Charts and diagrams as code
□ □ □ □

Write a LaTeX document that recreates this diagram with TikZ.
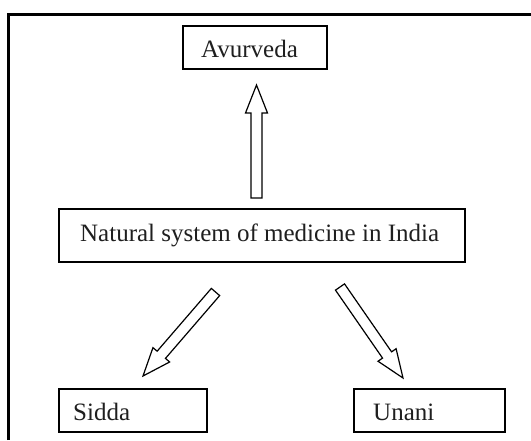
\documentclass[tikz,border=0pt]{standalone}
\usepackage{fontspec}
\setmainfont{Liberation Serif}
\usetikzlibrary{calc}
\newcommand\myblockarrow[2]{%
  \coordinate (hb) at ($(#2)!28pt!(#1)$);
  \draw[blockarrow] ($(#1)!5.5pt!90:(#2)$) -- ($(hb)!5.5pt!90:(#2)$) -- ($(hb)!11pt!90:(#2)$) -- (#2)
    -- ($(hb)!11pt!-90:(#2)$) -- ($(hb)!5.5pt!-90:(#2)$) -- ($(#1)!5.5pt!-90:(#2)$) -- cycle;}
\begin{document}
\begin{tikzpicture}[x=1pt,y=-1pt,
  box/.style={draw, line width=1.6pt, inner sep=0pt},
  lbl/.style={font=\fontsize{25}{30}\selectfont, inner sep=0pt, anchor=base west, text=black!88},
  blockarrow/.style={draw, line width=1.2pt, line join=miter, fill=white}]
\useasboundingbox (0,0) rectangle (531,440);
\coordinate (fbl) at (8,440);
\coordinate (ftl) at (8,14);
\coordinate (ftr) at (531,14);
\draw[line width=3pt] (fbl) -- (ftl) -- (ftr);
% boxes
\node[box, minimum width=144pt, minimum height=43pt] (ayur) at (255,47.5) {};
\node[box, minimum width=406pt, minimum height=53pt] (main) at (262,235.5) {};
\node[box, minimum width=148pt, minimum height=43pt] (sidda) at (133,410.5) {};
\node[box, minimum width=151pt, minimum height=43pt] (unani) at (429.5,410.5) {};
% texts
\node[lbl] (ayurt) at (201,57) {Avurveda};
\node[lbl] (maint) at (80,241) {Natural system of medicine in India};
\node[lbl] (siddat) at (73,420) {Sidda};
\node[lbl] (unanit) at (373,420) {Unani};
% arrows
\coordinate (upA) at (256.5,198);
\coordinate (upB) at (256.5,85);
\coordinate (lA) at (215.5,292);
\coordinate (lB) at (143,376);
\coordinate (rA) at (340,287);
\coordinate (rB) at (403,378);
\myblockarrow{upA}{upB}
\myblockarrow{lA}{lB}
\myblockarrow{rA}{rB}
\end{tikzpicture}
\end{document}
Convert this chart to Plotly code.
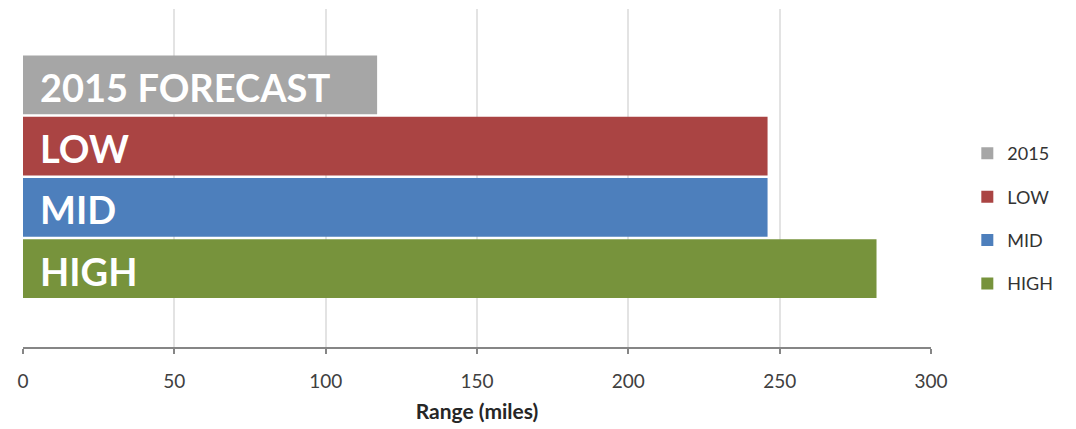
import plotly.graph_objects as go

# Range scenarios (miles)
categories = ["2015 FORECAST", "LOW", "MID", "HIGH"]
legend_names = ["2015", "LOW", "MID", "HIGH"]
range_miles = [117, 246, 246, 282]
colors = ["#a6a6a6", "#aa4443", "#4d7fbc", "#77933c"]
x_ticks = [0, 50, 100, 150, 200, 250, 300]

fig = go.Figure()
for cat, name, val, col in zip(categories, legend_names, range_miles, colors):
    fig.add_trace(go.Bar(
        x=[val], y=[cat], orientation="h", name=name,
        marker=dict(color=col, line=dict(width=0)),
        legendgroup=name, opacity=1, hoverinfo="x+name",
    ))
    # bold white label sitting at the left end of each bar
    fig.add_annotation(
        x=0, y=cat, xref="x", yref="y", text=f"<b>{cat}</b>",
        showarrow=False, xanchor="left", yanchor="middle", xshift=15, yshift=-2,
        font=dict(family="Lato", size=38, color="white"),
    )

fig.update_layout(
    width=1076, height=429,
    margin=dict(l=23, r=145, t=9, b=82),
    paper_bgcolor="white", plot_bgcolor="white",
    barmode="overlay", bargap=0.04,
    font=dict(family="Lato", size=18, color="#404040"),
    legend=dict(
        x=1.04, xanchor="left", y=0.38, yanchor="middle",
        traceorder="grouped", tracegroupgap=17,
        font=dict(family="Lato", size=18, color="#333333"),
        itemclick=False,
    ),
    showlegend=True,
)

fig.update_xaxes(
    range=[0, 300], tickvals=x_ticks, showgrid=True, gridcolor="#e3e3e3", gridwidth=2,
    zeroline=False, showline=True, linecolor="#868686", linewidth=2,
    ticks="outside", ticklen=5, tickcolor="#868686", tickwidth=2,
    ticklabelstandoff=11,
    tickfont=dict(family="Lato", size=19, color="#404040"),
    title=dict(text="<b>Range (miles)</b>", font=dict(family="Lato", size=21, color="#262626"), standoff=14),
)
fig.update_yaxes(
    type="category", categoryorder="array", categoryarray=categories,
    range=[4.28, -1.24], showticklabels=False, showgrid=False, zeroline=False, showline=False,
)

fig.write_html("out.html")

□ □ □ □

• CHALLENGE: Leave out the pictures, and copy only the lines from the one holding "Convert this chart to Plotly code." through the one holding "x_ticks = [0, 50, 100, 150, 200, 250, 300]", exactly as written.

• FULL ANSWER:
Convert this chart to Plotly code.
import plotly.graph_objects as go

# Range scenarios (miles)
categories = ["2015 FORECAST", "LOW", "MID", "HIGH"]
legend_names = ["2015", "LOW", "MID", "HIGH"]
range_miles = [117, 246, 246, 282]
colors = ["#a6a6a6", "#aa4443", "#4d7fbc", "#77933c"]
x_ticks = [0, 50, 100, 150, 200, 250, 300]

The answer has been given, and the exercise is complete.